# Microsoft sichert (angeblich) Internet Explorer



## technofreak (2 Juli 2004)

http://www.heise.de/newsticker/meldung/48817


			
				Heise schrieb:
			
		

> Mit einem als kritisch eingestuften Update reagiert Microsoft auf die immer
> häufiger auftretenden Sicherheitslöcher des Internet Explorer. Anders als bei bisherigen Patches
> beschränken sich die Redmonder nicht darauf, eine konkrete Lücke zu stopfen, sondern
> gehen ein grundlegendes Problem an, das viele der neueren Exploits ausnutzen.
> ...



Lassen wir uns überraschen , wie sicher das ist....

tf


----------



## technofreak (5 Juli 2004)

http://www.heise.de/newsticker/meldung/48877


> *Internet-Explorer-Patch lässt Löcher offen*
> 
> Das von Microsoft am Freitag außer der Reihe veröffentlichte Update lässt anscheinend
> immer noch schwerwiegende Lücken im Internet Explorer offen. Microsofts Update verhindert
> ...



dachte ich es mir doch.....


----------



## technofreak (6 Juli 2004)

http://www.heise.de/newsticker/meldung/48892


			
				heise schrieb:
			
		

> Internet Explorer führt unkontrolliert Programme aus
> 
> Wie bereits berichtet, lässt auch das letzte Microsoft-Update Sicherheitslöcher des Internet Explorer offen. Eine Demo auf dem c't Browsercheck illustriert die damit verbundenen Probleme.

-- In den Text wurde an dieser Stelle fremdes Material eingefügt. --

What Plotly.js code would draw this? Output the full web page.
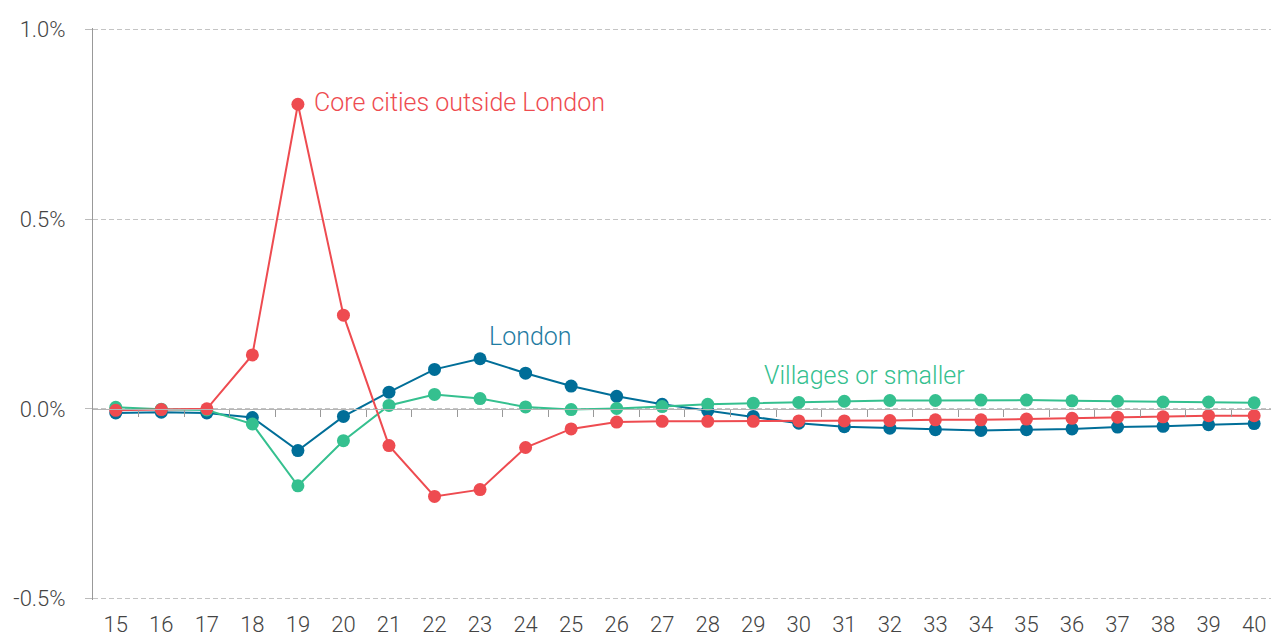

http://www.heise.de/security/dienste/browsercheck/

es ist ein Trauerspiel....


----------



## Reinhard (6 Juli 2004)

*Trauerspiel*

ach ja, tf, wie recht du hast... dieses letzte  Update war eines zuviel.

Jetzt reichts mir endgültig! :cry: 

Ab heute läuft Firefox. Und ich bin angenehm überrascht, wie schnell der ist.
Hätte ich schon längst machen sollen  :roll: 

BTW: Hat schon mal jemand PC Audit von "pcinternetpatroll.com" ausprobiert?
Was mich dran am meisten wundert, dass, obwohl mit Firefox gestartet, das Ergebnis immer mit dem IE angezeigt wird. Kann man eigentlich den IE so manipulieren (XP Home), dass er nurmehr per Hand gestartet werden kann (falls denn unbedingt nötig)?

Ein MS-verärgerter
Reinhard :evil:


----------



## Heiko (6 Juli 2004)

Vergesse aber nicht die notwendigen PlugIns


----------



## Reinhard (6 Juli 2004)

Sorry,  musste heissen:

""pcinternetpatrol"


----------



## Reinhard (6 Juli 2004)

*Plugins*

Hallo Heiko,

schön dich zu lesen.  :wave: 

Plugins???? :-?   Bloß keine!  

Mir haben schon die ach so nützlichen MS-"Plugins" (=Patches) gereicht;
17 (i.W. siebzehn) seit Ende 2002 nur für den IE! :bash: 

Iech soch etz amool: etz basst mers...

Gruss
Reinhard :knuddel:


----------



## Heiko (6 Juli 2004)

Nein, das mein ich nicht.
Für den Firebird gibts suuuuuuuuuper PlugIns, die Dir zum Beispiel die Werbung zu fast 100 % ausfiltern können.


----------



## Reinhard (6 Juli 2004)

*Plugins*

Ach so, hab' da das Zwinkersmilie wohl falsch interpretiert...

Danke Heiko.

Goggle dann mal rum, was es da so gibt.

Gruss
Reinhard


----------



## Heiko (6 Juli 2004)

Guckst Du hier:
http://forum.computerbetrug.de/viewtopic.php?t=5659


----------



## Reinhard (7 Juli 2004)

Danke.







Gruss
Reinhard


----------



## technofreak (9 Juli 2004)

http://www.spiegel.de/netzwelt/technologie/0,1518,307447,00.html


			
				Der Spiegel schrieb:
			
		

> BROWSERSICHERHEIT
> 
> *Lecks und Lücken, wo man hinsieht
> Microsofts Internet Explorer beherrscht den Markt - trotz fitter Konkurrenzprodukte.
> ...


No comment    

tf

PS: Update von Mozilla/Firefox  wegen Windowslöchern:
http://forum.computerbetrug.de/viewtopic.php?p=65349#65349


----------



## technofreak (20 Juli 2004)

Das Wort "angeblich" in der Überschrift dieses Threads bewahrheitet sich:

http://www.heise.de/newsticker/meldung/49219


			
				heise schrieb:
			
		

> Kein Ende der Internet-Explorer-Bugs
> 
> Microsofts Updates der vergangenen Wochen haben einige kritische Sicherheitsprobleme des Internet Explorer beseitigt. So funktionieren viele der aktuellen Exploits nicht mehr, weil Microsoft die Absicherung der Hilfefunktion verbessert und ADODB.stream und Shell.Application weitgehend stillgelegt hat.* Doch bereits wenige Tage nach dem Patch-Day ist klar, dass damit noch längst kein Ende der kritischen Sicherheitsprobleme in Sicht ist. Zum einen bleiben weiterhin Lücken offen, zum anderen tauchen bereits neue Probleme auf.*



tf


----------